* TO BE DONE
Sift the listing for lines that hold the string "this" and pull them out.

* SOURCE MATERIAL

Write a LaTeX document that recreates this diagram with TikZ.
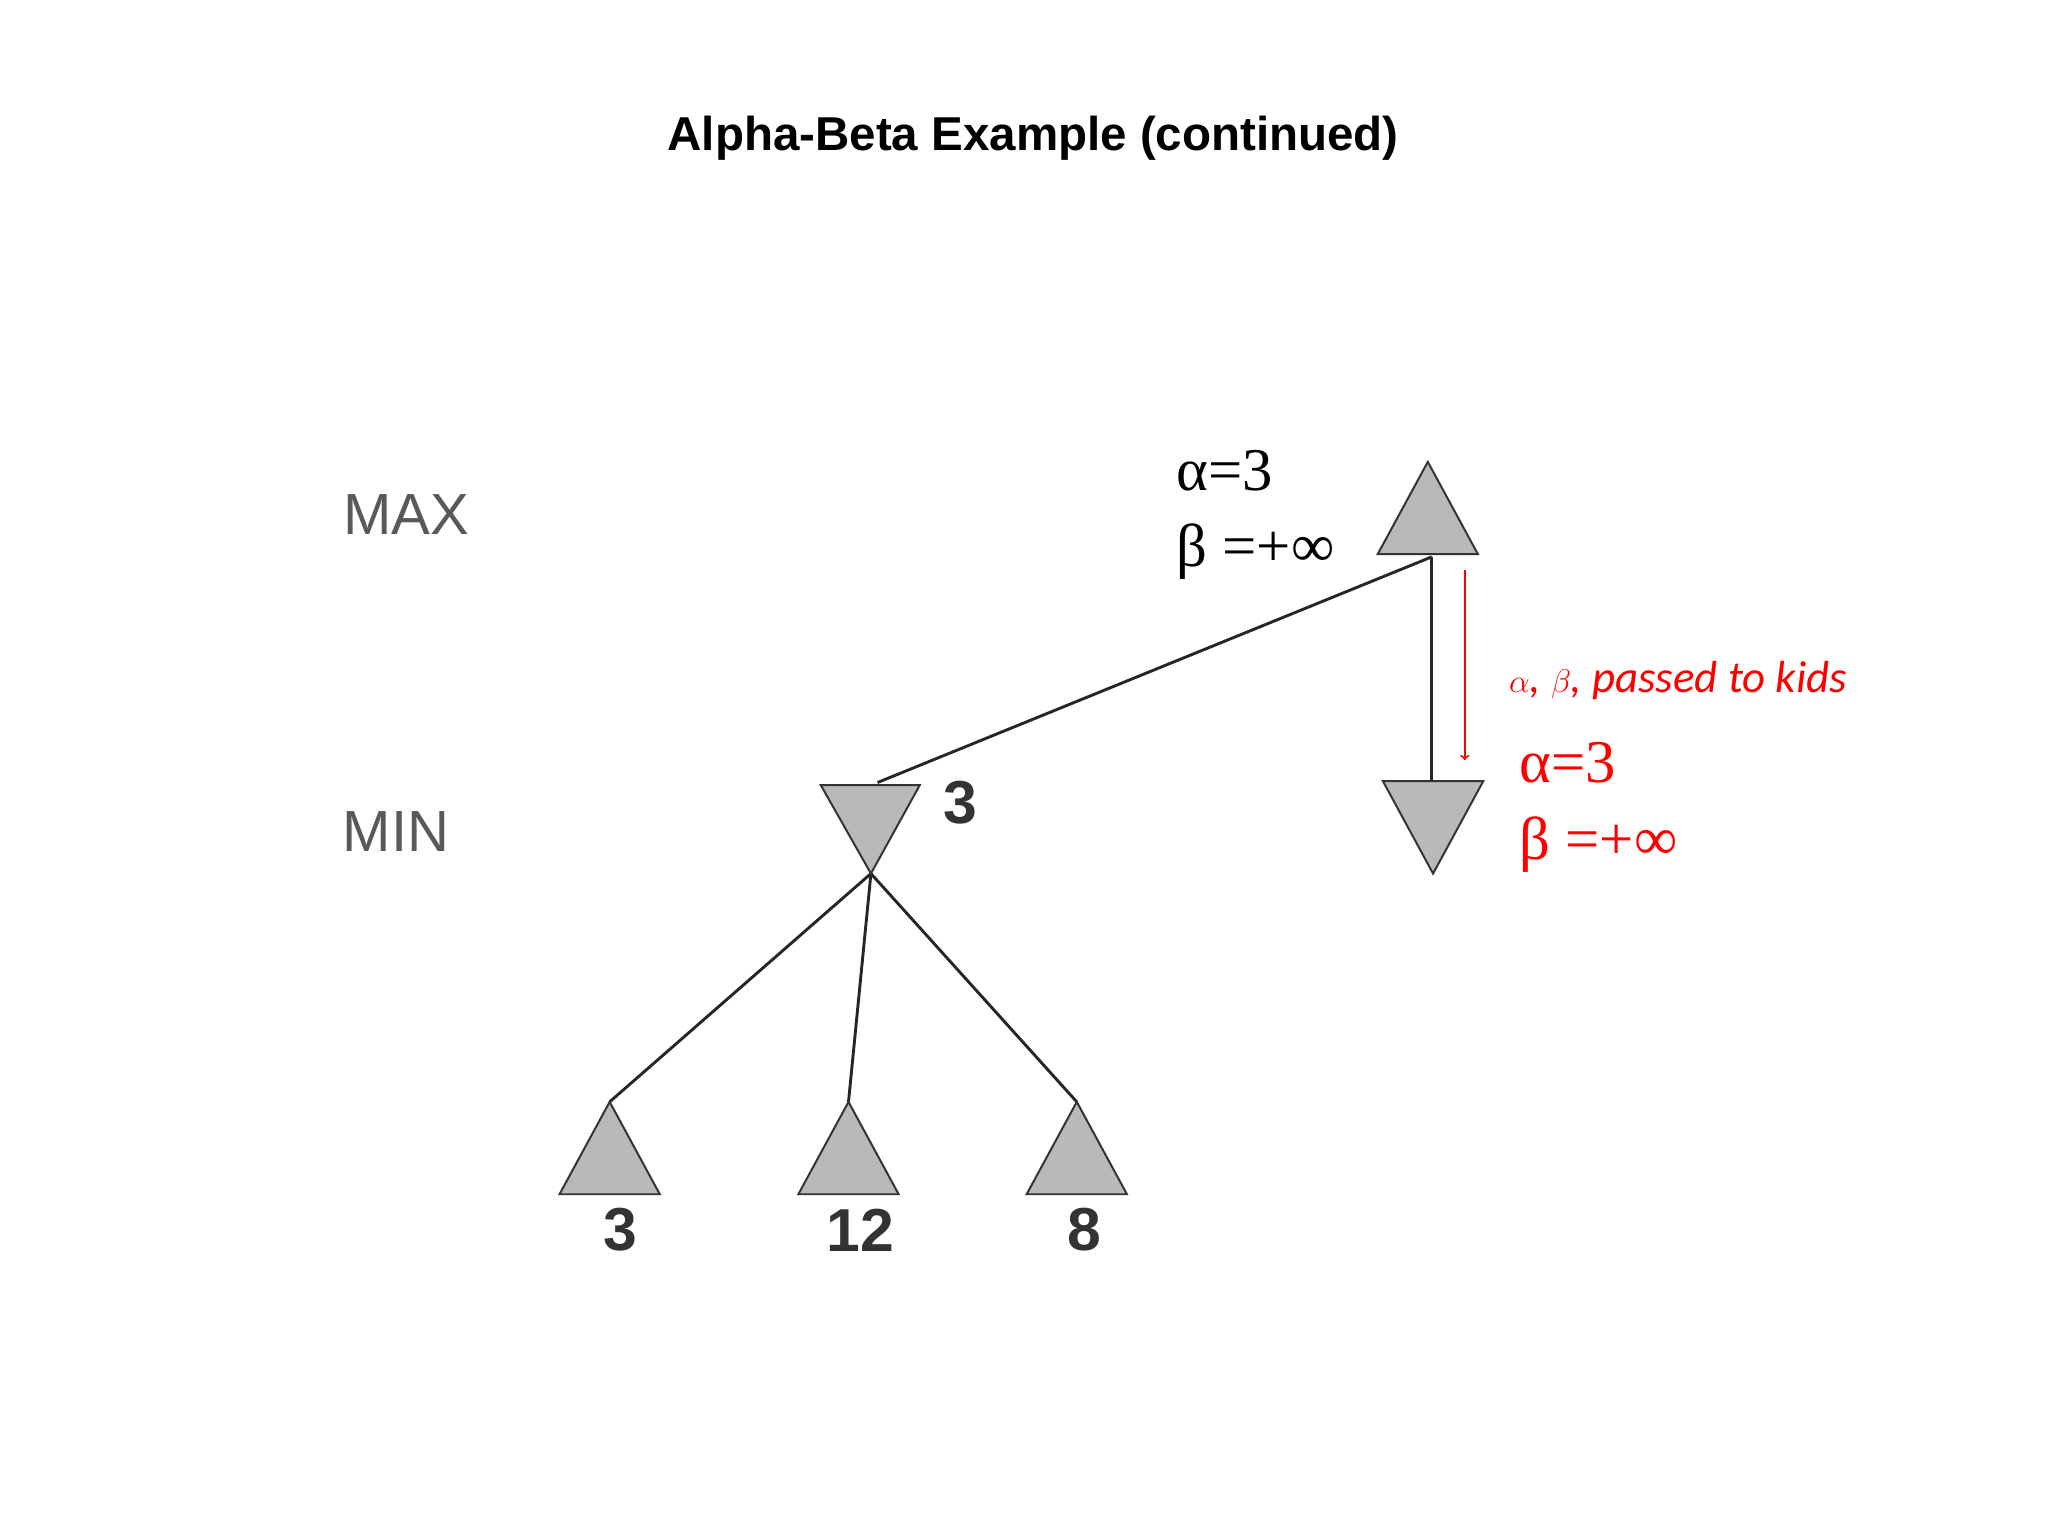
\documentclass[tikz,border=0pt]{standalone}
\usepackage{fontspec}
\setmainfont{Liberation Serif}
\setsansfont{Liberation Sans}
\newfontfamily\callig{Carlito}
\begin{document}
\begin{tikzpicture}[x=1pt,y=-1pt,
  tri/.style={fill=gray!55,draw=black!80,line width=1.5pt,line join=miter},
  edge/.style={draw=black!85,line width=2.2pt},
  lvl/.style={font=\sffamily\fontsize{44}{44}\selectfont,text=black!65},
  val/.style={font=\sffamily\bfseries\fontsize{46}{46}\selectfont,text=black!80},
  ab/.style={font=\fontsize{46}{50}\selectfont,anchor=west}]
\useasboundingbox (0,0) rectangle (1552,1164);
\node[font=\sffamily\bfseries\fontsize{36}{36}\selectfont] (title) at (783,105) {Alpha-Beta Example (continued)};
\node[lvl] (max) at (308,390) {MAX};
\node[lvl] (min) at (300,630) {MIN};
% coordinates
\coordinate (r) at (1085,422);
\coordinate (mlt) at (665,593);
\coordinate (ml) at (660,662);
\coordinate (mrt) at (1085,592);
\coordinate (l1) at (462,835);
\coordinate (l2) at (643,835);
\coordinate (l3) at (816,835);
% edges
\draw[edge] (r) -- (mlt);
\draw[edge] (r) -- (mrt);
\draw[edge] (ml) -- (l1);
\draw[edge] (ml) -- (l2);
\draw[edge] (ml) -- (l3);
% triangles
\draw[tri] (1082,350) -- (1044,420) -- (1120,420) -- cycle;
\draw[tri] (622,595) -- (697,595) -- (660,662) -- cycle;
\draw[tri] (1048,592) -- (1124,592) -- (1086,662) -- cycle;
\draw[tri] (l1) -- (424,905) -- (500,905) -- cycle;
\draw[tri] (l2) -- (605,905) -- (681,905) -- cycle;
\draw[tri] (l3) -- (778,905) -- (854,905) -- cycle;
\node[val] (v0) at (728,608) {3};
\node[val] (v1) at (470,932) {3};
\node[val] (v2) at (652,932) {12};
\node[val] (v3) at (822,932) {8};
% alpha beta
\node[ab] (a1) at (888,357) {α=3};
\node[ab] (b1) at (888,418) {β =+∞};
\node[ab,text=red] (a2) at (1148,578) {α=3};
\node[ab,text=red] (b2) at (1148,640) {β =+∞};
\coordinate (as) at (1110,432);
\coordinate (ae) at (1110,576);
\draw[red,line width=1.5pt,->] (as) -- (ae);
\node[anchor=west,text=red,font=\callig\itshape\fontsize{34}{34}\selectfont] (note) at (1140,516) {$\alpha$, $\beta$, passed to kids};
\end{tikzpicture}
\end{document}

==

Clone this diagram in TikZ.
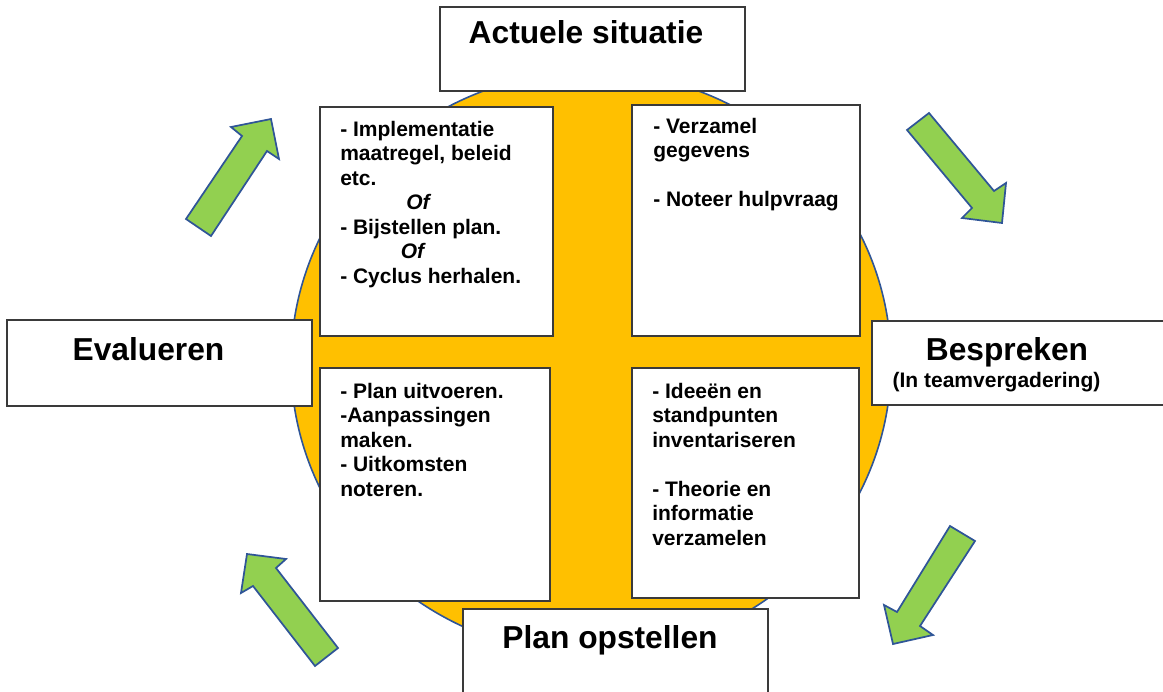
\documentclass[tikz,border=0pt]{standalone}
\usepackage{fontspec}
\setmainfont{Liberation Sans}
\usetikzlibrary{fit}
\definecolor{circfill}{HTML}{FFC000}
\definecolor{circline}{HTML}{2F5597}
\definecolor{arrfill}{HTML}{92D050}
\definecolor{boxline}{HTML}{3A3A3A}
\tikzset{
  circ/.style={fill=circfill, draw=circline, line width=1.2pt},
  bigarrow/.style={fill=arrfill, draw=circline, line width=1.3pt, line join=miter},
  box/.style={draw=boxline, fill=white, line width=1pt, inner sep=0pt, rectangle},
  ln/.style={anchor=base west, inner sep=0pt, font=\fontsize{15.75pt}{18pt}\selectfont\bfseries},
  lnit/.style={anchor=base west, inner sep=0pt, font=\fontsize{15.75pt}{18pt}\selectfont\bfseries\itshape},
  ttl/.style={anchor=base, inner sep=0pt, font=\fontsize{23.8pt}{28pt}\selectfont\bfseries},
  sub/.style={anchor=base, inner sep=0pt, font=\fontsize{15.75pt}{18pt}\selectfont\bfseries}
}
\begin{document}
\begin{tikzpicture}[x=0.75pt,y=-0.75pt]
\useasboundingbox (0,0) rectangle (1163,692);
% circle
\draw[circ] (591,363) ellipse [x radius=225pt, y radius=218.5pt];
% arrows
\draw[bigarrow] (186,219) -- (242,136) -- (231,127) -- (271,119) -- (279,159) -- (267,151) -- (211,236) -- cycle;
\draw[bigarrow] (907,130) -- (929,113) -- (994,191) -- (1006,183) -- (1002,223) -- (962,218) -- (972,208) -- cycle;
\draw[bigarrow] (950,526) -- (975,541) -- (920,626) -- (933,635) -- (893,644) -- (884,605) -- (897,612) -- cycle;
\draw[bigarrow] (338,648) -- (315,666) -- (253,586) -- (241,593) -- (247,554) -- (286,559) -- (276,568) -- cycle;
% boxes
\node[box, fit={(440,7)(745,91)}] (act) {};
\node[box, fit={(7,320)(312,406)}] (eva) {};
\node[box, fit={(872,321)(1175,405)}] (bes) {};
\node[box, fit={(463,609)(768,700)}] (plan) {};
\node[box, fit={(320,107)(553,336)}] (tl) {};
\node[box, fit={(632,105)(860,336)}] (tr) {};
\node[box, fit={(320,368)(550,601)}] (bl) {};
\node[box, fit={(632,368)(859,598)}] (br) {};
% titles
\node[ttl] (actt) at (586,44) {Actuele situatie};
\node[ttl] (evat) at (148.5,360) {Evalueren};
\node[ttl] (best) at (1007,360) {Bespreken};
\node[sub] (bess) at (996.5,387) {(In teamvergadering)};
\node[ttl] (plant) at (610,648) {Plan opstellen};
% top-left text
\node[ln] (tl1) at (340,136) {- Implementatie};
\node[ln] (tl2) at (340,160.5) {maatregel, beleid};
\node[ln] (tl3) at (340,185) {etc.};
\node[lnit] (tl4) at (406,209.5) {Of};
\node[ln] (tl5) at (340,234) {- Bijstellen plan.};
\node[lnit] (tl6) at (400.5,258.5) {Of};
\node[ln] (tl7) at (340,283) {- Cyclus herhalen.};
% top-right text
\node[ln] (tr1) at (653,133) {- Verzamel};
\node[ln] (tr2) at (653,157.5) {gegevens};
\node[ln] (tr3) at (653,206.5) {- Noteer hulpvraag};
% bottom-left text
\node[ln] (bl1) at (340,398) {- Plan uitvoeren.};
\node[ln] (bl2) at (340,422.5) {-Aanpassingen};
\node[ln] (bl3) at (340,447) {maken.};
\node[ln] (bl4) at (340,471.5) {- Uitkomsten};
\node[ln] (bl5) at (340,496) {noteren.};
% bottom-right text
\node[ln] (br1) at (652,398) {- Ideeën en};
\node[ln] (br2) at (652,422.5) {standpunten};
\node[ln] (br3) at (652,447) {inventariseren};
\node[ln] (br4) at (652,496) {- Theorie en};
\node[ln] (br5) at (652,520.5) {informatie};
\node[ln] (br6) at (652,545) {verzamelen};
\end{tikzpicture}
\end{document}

* EXERCISE RESPONSE
Write a LaTeX document that recreates this diagram with TikZ.
Clone this diagram in TikZ.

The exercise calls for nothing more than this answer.